If you are just interested in the PDB id, it is easy, click on "Results ID List" will get it. If you are interested in the structures, then "Select All" and "Downloaded Selected". If you are interested in other information, like me, the correspondence of Uniprot ID and PDB ID(with chain information), you should use "Custom Report" beneath "Tabulate", choose whatever information you want in the final table, then create report, and download it(csv file format perferred). For 1615 structures, it will take quite some time if you choose to include more information.

2, from Uniprot website.
http://www.uniprot.org/uniprot/
Fill in taxonomy:4932 in the query box will return you all proteins in yeast(taxonomy ID: 4932)

Wednesday, July 8, 2009

Things about PDB

1, as of July, 2009, PDB contains almost 60,000 structures, among which about 54,000 proteins, and again among which 47,000 X-ray PDB structures.

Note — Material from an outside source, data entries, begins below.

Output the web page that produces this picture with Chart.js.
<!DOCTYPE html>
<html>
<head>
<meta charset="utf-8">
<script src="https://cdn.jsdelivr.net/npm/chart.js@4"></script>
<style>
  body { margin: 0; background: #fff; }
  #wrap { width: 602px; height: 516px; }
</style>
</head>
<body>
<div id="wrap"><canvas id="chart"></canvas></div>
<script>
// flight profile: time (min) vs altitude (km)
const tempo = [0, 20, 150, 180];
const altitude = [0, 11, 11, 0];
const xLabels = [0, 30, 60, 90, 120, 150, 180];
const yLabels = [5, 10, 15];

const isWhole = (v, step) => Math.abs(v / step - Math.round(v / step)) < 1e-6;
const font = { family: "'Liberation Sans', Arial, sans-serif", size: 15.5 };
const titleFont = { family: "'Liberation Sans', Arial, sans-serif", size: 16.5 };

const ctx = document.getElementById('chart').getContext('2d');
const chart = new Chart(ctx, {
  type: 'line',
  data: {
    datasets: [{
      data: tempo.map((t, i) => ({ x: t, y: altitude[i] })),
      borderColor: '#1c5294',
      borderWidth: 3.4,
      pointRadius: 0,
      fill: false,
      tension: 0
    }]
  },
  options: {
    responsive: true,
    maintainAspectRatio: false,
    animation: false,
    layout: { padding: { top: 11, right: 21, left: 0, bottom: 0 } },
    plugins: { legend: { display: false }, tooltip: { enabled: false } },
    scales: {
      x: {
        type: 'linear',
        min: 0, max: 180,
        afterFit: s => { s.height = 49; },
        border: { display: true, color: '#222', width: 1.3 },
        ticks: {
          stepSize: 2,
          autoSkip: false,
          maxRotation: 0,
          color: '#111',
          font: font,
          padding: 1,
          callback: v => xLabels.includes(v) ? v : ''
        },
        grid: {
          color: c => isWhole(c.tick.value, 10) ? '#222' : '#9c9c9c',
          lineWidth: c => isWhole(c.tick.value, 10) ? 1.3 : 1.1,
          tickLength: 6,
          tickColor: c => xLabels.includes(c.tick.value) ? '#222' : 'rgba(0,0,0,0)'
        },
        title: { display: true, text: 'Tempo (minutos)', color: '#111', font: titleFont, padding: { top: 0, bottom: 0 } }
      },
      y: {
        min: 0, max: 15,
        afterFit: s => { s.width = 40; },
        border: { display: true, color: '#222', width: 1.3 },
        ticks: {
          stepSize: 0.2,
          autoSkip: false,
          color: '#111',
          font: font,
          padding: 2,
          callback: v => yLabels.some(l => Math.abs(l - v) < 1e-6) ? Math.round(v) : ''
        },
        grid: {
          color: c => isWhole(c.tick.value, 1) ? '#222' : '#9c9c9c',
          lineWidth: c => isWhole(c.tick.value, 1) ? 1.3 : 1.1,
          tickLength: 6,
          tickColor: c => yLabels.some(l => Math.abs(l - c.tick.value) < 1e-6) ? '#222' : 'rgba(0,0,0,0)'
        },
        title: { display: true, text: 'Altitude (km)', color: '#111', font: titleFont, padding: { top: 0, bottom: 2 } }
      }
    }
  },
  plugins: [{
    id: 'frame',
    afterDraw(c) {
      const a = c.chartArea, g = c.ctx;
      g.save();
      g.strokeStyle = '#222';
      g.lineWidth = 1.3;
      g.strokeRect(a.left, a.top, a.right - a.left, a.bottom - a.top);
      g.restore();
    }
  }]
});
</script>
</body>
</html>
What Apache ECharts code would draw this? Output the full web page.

2, you can download PDB file separately from ftp://ftp.wwpdb.org/pub/pdb/data/structures/all/pdb/, or http://www.rcsb.org/pdb/files/. For example,
wget ftp://ftp.wwpdb.org/pub/pdb/data/structures/all/pdb/pdb1a2k.ent.gz
wget http://www.rcsb.org/pdb/files/4hhb.pdb.gz
Yes, it is possible to use Bioperl:
use Bio::Structure::IO;

$in = Bio::Structure::IO->new(-file => "pdb1a2k.ent",
-format => 'pdb');

while ( my $struc = $in->next_structure() ) {
print "Structure ", $struc->id,"\n";
}

3, EBI has some curated information on PDB structures, check here:

ftp://ftp.ebi.ac.uk/pub/databases/rcsb/pdb-remediated/

4, PDB sequences could be downloaded from NCBI website. So you need not generate by yourself from parsing the structures, which is also error-prone.
wget ftp://ftp.ncbi.nih.gov/blast/db/FASTA/pdbaa.gz
5, each entry of pdbaa represents a sequence, but could correspond to multiple chains of different structures. This sequence has a NCBI gi, and thus easy to follow. The residue number in .pdb files is based on these sequences. And usually, PDB chains only contain a part of the sequence. Yes, sometimes it introduces more residues, but usually it does not matter a lot.